The conventional balancing units are also disadvantageous in that only a small degree of freedom of maneuver is present in terms of the structural configuration and the arrangement in the engine compartment. The balancing shafts which are usually used are driven mechanically on the crankshaft side via a belt drive or a pair of gearwheels and are therefore generally arranged underneath the crank casing.
The inventors herein have recognized the issues with the above approaches and offer an approach for mass balancing which includes a small space requirement, a small frictional loss and more structural freedom of maneuver in terms of the configuration of the balancing. Accordingly, a method for balancing mass forces of a crank drive of an internal combustion engine having at least one cylinder comprises providing at least one balancing unit which has at least one balancing weight which serves as an unbalance and which rotates about a rotational axis when the balancing unit is operational, the at least one balancing unit being embodied as a switchable balancing unit, and switching on the at least one balancing unit as a function of at least one operating parameter of the internal combustion engine.
The method according to the disclosure for mass balancing makes use of a switchable balancing unit which is activated, e.g., switched on, when indicated, but which can be deactivated, e.g., switched off, when not indicated. Examples of a switchable balancing unit are an electrically operated balancing unit in which, for the purpose of deactivation, the power supply is disabled, or a mechanically driven balancing unit in which switching off is carried out by interrupting the drive, for example by providing a clutch which, in the open position, interrupts the force flux from the belt drive or gearwheel drive to the at least one balancing shaft.
The balancing unit is switched here as a function of at least one operating parameter of the internal combustion engine. In this way, the method according to the disclosure permits mass balancing in a three-cylinder in-line engine at low rotational speeds and during idling, with mass balancing being dispensed with at relatively high rotational speeds by switching off the balancing unit, in order to reduce the frictional loss and therefore the fuel consumption. The use of a switchable balancing unit therefore permits mass balancing which is distinguished by a relatively low frictional loss.
The above advantages and other advantages, and features of the present description will be readily apparent from the following Detailed Description when taken alone or in connection with the accompanying drawings.

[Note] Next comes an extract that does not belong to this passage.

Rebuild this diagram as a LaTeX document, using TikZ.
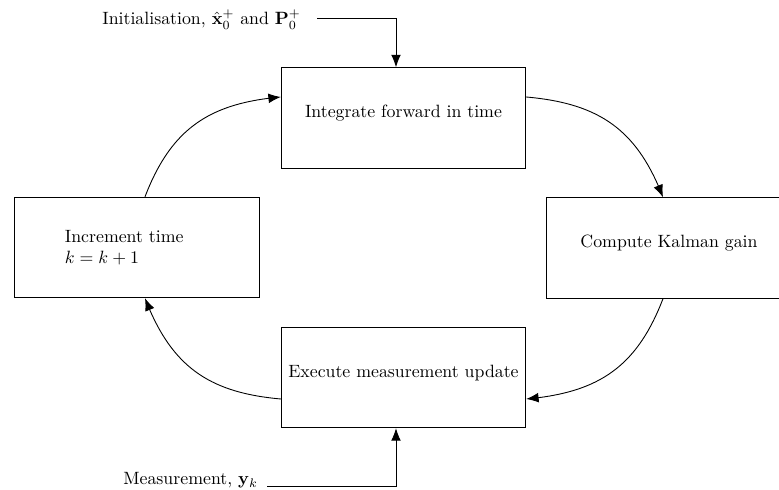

It should be understood that the summary above is provided to introduce in simplified form a selection of concepts that are further described in the detailed description. It is not meant to identify key or essential features of the claimed subject matter, the scope of which is defined uniquely by the claims that follow the detailed description. Furthermore, the claimed subject matter is not limited to implementations that solve any disadvantages noted above or in any part of this disclosure.